Aim - Restate, exactly and without pictures, the lines from the start of the listing below through the line holding "(0,0) rectangle (561,749);".

Input material -
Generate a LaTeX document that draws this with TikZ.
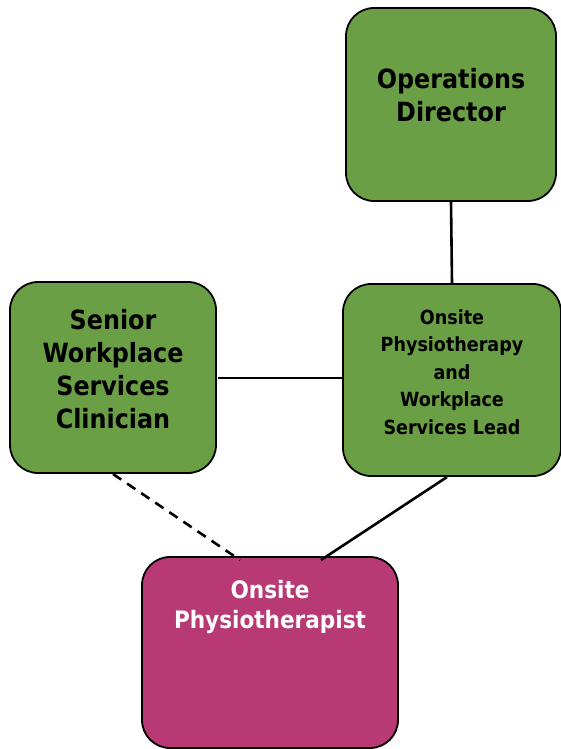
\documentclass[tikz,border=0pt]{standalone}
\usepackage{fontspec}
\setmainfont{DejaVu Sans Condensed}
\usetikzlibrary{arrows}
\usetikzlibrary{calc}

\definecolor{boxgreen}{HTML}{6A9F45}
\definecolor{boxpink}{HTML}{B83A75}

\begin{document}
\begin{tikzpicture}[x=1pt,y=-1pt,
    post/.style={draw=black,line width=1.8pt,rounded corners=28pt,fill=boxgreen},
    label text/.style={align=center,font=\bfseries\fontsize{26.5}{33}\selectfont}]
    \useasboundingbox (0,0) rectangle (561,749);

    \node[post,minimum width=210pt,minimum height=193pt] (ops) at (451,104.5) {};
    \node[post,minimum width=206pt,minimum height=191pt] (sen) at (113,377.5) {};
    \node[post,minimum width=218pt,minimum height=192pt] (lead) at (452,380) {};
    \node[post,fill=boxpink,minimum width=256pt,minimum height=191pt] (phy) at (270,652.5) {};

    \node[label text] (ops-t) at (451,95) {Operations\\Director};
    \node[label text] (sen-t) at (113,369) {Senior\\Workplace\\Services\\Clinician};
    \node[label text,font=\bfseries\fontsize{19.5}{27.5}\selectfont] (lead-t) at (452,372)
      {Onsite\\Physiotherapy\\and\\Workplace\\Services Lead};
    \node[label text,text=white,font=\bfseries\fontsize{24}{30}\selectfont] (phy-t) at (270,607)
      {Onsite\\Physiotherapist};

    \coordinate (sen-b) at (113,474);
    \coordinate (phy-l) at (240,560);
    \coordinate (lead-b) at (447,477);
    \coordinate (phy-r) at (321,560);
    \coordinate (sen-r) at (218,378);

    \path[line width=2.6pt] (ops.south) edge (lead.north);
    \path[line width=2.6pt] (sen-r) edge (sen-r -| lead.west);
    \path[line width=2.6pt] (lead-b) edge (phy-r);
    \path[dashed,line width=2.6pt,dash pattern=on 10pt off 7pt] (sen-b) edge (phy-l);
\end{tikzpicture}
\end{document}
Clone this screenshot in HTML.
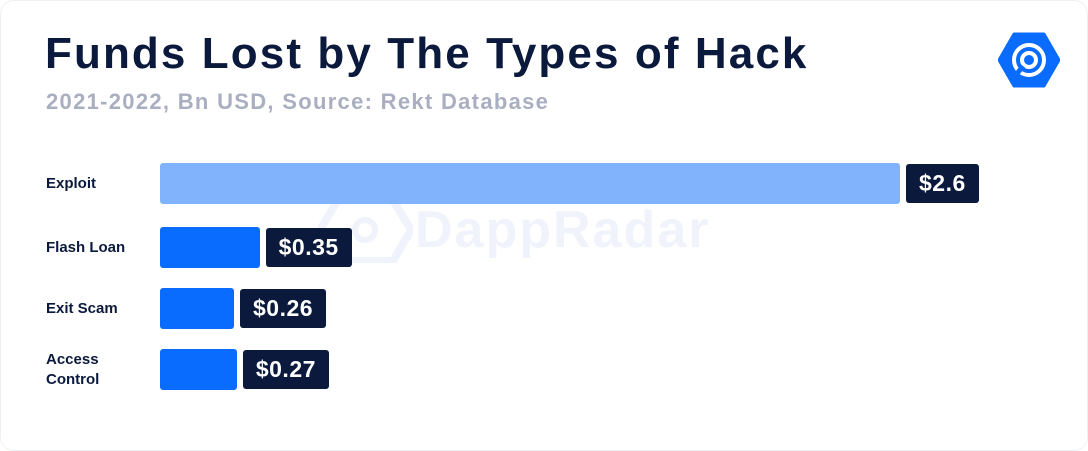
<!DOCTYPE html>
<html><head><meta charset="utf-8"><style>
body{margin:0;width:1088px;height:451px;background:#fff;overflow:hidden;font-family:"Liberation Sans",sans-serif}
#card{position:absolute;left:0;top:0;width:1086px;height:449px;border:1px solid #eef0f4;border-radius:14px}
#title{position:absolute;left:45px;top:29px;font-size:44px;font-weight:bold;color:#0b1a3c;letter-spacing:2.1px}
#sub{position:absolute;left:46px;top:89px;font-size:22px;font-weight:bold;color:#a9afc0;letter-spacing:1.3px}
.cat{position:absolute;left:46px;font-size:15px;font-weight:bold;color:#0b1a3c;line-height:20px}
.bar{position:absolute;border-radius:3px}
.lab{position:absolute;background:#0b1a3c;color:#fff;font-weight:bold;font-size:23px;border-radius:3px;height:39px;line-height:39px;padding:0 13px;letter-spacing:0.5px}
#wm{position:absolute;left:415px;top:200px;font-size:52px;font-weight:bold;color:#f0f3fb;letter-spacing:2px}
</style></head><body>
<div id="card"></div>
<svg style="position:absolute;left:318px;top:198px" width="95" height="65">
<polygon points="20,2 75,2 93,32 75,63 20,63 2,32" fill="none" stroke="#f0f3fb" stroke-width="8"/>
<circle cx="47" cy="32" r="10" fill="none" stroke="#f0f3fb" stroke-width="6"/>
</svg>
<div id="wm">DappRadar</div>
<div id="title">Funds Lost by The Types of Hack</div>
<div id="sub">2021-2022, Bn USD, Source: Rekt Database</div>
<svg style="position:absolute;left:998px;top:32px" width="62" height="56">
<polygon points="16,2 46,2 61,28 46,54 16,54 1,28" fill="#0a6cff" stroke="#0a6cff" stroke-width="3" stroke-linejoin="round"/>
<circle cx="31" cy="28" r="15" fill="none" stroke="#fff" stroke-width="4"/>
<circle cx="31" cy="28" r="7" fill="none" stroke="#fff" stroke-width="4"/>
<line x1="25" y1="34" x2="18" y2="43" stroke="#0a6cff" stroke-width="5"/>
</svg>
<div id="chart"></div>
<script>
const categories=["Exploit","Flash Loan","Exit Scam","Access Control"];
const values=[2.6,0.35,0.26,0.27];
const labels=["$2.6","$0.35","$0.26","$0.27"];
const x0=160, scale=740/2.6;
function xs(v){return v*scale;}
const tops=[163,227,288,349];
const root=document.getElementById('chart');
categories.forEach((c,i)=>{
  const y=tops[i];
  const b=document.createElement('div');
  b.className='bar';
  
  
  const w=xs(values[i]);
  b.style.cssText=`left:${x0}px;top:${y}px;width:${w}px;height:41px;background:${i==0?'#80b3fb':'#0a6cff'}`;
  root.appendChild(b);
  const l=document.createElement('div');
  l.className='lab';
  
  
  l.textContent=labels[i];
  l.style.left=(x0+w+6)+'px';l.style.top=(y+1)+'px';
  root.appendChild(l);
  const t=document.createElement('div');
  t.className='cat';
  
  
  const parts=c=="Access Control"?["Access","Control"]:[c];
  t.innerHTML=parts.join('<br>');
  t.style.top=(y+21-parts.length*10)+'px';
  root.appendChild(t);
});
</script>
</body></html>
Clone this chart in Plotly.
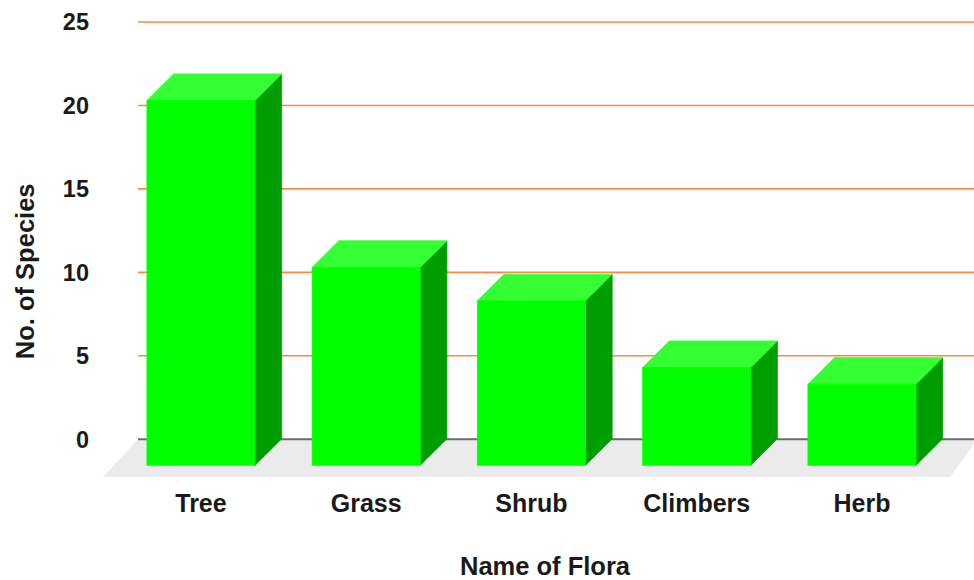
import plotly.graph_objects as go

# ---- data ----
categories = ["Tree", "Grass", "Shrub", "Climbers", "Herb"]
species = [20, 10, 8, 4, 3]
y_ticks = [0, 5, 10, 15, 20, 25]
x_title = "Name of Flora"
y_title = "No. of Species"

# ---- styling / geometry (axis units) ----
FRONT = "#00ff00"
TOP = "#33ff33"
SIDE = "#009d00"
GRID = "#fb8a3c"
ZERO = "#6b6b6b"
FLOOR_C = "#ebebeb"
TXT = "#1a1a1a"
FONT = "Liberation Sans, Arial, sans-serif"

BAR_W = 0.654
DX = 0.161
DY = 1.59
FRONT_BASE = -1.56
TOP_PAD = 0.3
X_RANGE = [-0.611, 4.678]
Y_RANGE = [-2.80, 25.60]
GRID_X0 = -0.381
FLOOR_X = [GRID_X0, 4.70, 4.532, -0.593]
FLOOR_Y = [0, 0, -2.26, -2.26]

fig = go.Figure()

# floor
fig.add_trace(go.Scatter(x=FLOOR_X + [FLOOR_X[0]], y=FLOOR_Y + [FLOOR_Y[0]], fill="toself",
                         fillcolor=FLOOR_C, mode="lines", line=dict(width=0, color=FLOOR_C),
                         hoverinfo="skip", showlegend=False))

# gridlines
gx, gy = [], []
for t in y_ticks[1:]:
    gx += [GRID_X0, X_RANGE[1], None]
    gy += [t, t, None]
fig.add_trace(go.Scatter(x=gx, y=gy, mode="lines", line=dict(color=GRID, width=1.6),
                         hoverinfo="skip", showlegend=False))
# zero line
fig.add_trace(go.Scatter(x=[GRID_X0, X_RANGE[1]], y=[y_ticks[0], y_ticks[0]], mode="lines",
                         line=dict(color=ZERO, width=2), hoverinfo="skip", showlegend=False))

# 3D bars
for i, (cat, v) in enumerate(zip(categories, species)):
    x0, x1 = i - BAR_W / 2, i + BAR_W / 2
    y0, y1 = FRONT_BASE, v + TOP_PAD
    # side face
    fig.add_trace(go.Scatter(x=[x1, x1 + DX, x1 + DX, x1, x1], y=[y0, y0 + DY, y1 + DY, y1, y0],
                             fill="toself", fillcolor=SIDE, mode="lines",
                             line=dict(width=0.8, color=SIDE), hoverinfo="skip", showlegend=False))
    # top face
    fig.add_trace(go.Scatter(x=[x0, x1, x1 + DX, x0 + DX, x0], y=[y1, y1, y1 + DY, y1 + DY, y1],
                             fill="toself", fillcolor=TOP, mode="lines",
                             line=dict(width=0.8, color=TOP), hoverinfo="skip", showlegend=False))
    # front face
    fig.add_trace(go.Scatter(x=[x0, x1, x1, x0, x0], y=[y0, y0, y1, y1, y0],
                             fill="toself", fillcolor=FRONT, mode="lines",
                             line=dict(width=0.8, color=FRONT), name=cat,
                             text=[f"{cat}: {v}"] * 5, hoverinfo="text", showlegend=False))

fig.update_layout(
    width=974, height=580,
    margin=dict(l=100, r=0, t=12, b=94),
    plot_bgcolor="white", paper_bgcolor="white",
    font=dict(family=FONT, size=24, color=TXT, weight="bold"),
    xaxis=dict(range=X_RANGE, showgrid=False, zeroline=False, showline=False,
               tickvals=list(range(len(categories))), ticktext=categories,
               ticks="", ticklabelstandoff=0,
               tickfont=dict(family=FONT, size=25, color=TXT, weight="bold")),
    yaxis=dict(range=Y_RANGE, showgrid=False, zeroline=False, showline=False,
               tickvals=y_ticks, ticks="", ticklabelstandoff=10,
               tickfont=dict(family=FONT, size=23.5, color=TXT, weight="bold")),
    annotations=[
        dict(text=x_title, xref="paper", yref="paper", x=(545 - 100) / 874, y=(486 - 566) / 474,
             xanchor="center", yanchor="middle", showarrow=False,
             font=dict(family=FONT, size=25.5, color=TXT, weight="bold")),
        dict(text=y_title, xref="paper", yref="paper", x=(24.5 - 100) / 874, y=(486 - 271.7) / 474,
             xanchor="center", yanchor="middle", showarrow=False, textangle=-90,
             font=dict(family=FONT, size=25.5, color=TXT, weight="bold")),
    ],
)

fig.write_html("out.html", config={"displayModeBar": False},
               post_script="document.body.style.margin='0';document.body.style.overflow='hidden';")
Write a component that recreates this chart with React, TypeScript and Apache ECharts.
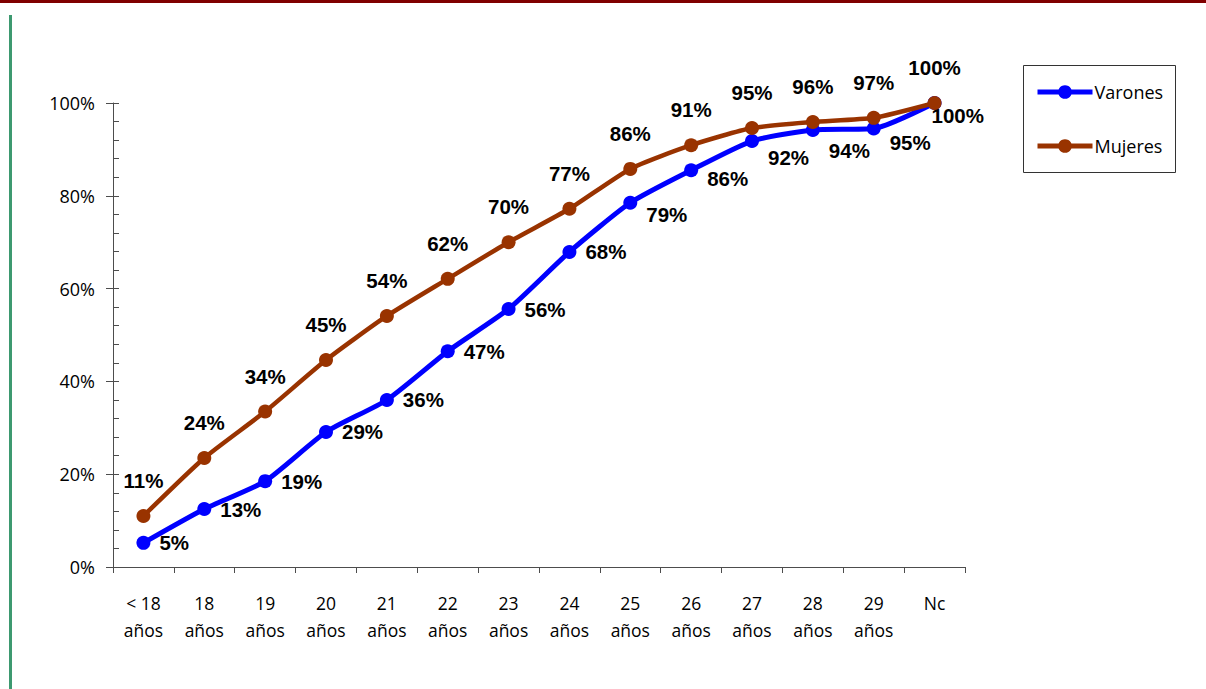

Worked solution -
Generate a LaTeX document that draws this with TikZ.
\documentclass[tikz,border=0pt]{standalone}
\usepackage{fontspec}
\setmainfont{DejaVu Sans Condensed}
\usetikzlibrary{arrows}
\usetikzlibrary{calc}

\definecolor{boxgreen}{HTML}{6A9F45}
\definecolor{boxpink}{HTML}{B83A75}

\begin{document}
\begin{tikzpicture}[x=1pt,y=-1pt,
    post/.style={draw=black,line width=1.8pt,rounded corners=28pt,fill=boxgreen},
    label text/.style={align=center,font=\bfseries\fontsize{26.5}{33}\selectfont}]
    \useasboundingbox (0,0) rectangle (561,749);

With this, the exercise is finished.